Voici présenté rapidement un certain nombre de problèmes soulevés par Vincent Descombes dans ce livre exigeant qui trouve dans les réflexions de Ludwig Wittgenstein sa principale source d'inspiration. Faut-il en conclure que les tentatives de naturaliser l'esprit sont sans intérêt? Malgré la pertinence de ses analyses, il serait hasardeux de l'affirmer. Non seulement parce que la question est difficile et qu'il existe des critiques sensées à cette thèse de l'«externalité» de l'esprit. Mais, peut-être plus fondamentalement, parce que, même si les cognitivistes se trompaient du tout au tout sur le sens de leur travail, celui-ci ne serait pas pour autant inutile pour la compréhension des phénomènes mentaux : tout simplement parce qu'il n'est pas impossible qu'une meilleure connaissance des conditions de possibilité de l'esprit puisse permettre de mieux en saisir, sur certains points, le fonctionnement.

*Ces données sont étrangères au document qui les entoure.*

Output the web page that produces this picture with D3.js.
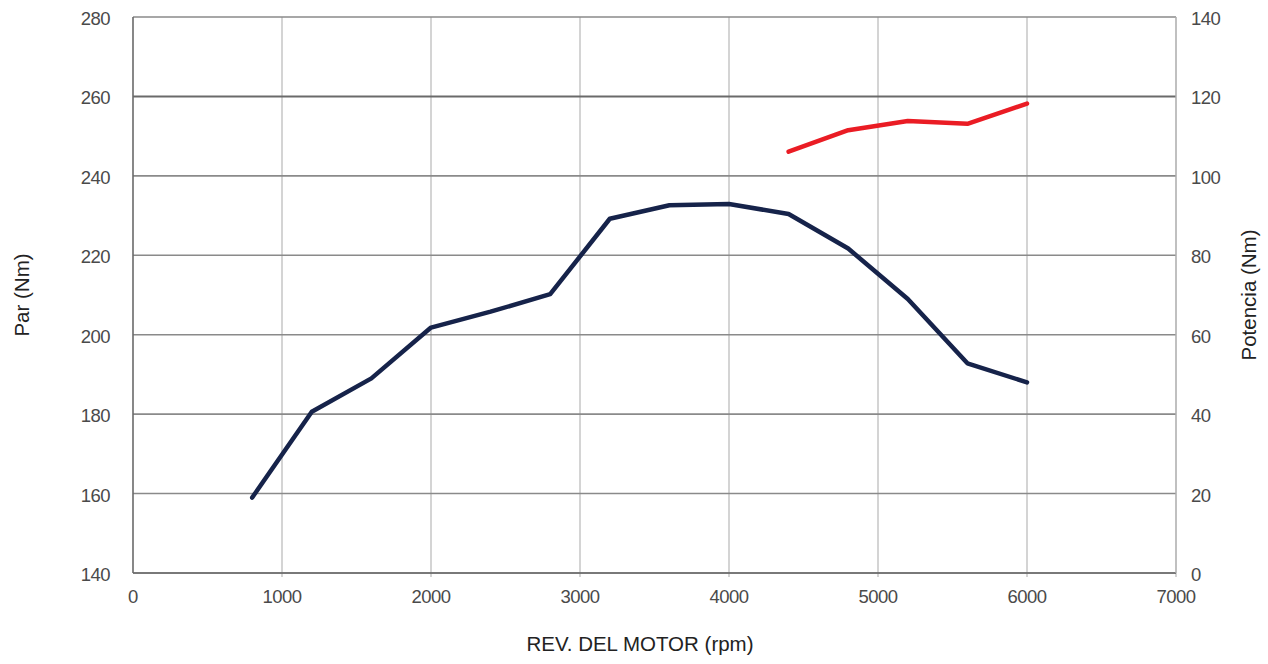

Mais l'intérêt du livre de Vincent Descombes ne se limite pas uniquement à cette réflexion profonde sur la localisation des phénomènes mentaux à partir de laquelle il mène sa critique systématique des présupposés des sciences cognitives. Il réside aussi dans la mise en perspective historique des problèmes philosophiques qu'il soulève. On entraperçoit ainsi ce qui peut rapprocher Wittgenstein d'Aristote et, dans l'autre camp si l'on peut dire, on perçoit tout ce que les psychologues qui ont pris modèle sur les sciences naturelles, jusqu'aux cognitivistes actuels, doivent au grand partage opéré par Descartes entre la sphère des activités mentales et celle de l'action. Et le moins intéressant n'est certainement pas de s'apercevoir que des penseurs comme Lacan et Lévi-Strauss ont été eux aussi confrontés aux difficultés résultant de ce partage, puisqu'ils en acceptaient d'une certaine manière les termes. Le premier en assimilant la notion de signifiant à quelque chose de matériel et en cherchant à définir l'action causale d'une «matière psychique ». Le second en voulant expliquer les aspects sociaux par un inconscient structural et en attribuant une efficacité causale aux symboles.
Ajoutons, pour finir, que ce livre a une suite (Les institutions du sens, Éditions de Minuit, 1996) qui se propose de combler une insuffisance dans cet exposé de la thèse de l'«externalité » de l'esprit. À considérer que les pensées, croyances et autres phénomènes mentaux ne sont pas dans la tête mais relèvent d'une extériorité, on perd une idée chère aux cognitivistes, à savoir qu'ils sont des entités distinctes et, en tant que tels, qu'ils peuvent être identifiés. Cette idée d'entités distinctes est certes douteuse puisqu'il paraît difficile de dénombrer les pensées comme on dénombre des objets, par exemple. En revanche, l'identification est fondamentale puisque, selon une formule consacrée, il n'y a pas d'entité sans identité. Et effectivement, s'il n'était pas possible de distinguer ce que pense une personne de ce que pense une autre, il faudrait en conclure qu'il revient au même d'avoir telle ou telle idée. On en viendrait rapidement à considérer que toute pensée n'est qu'une parole creuse ou, si l'on refuse cette option, que la thèse développée dans ce livre est incohérente. C'est pourquoi Vincent Descombes cherche à montrer dans le second livre que, sans concevoir les pensées comme des entités indépendantes, il est toutefois possible de les discerner. Alors seulement, il sera envisageable d'adopter cette vision holiste du mental, c'est-à-dire de reconnaître qu'il n'est pas possible de faire abstraction du contexte pour identifier les pensées. Thomas Lepeltier, Revue de livres, février 2000.